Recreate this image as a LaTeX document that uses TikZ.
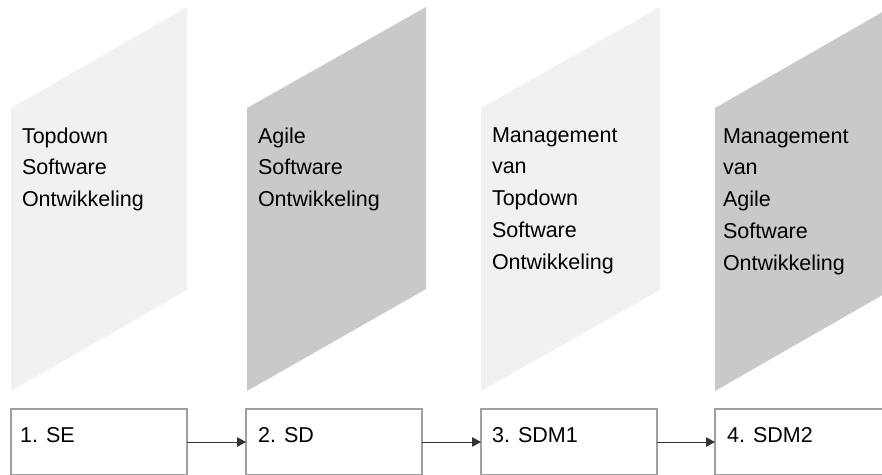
--
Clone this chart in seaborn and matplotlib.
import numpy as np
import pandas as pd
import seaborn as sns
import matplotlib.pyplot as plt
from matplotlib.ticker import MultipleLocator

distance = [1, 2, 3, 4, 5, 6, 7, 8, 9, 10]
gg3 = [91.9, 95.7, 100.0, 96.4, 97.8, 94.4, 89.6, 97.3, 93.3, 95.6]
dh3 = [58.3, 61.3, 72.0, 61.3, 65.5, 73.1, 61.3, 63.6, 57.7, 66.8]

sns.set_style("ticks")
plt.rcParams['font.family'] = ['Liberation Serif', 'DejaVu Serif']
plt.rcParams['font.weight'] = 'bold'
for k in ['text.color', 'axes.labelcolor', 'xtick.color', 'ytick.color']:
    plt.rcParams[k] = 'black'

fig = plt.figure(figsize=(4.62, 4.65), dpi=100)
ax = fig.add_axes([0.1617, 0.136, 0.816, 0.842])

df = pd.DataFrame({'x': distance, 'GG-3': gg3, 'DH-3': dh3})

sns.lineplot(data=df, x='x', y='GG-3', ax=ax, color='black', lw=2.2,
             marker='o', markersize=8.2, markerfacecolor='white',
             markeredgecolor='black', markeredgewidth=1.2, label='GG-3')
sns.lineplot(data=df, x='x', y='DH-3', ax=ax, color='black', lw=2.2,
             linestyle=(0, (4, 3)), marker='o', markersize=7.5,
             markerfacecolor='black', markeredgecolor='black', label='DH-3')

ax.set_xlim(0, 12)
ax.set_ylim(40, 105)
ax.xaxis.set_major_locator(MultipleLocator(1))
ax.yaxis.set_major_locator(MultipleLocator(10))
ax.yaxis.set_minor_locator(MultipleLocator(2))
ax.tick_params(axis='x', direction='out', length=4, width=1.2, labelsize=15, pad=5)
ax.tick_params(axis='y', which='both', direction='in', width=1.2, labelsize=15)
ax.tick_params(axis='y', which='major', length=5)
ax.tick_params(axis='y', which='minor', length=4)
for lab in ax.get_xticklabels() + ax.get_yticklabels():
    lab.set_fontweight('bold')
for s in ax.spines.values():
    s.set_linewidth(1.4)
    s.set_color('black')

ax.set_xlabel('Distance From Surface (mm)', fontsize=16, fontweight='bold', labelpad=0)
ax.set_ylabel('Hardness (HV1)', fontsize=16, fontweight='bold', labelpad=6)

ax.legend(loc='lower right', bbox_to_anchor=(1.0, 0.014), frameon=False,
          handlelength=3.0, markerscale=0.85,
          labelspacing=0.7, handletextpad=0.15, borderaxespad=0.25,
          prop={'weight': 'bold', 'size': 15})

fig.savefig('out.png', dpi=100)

* _Problem_: Return exactly the lines from the line that has "Clone this chart in seaborn and matplotlib." to the line that has "markerfacecolor='black', markeredgecolor='black', label='DH-3')", both of them included.

* _Written response_:
Clone this chart in seaborn and matplotlib.
import numpy as np
import pandas as pd
import seaborn as sns
import matplotlib.pyplot as plt
from matplotlib.ticker import MultipleLocator

distance = [1, 2, 3, 4, 5, 6, 7, 8, 9, 10]
gg3 = [91.9, 95.7, 100.0, 96.4, 97.8, 94.4, 89.6, 97.3, 93.3, 95.6]
dh3 = [58.3, 61.3, 72.0, 61.3, 65.5, 73.1, 61.3, 63.6, 57.7, 66.8]

sns.set_style("ticks")
plt.rcParams['font.family'] = ['Liberation Serif', 'DejaVu Serif']
plt.rcParams['font.weight'] = 'bold'
for k in ['text.color', 'axes.labelcolor', 'xtick.color', 'ytick.color']:
    plt.rcParams[k] = 'black'

fig = plt.figure(figsize=(4.62, 4.65), dpi=100)
ax = fig.add_axes([0.1617, 0.136, 0.816, 0.842])

df = pd.DataFrame({'x': distance, 'GG-3': gg3, 'DH-3': dh3})

sns.lineplot(data=df, x='x', y='GG-3', ax=ax, color='black', lw=2.2,
             marker='o', markersize=8.2, markerfacecolor='white',
             markeredgecolor='black', markeredgewidth=1.2, label='GG-3')
sns.lineplot(data=df, x='x', y='DH-3', ax=ax, color='black', lw=2.2,
             linestyle=(0, (4, 3)), marker='o', markersize=7.5,
             markerfacecolor='black', markeredgecolor='black', label='DH-3')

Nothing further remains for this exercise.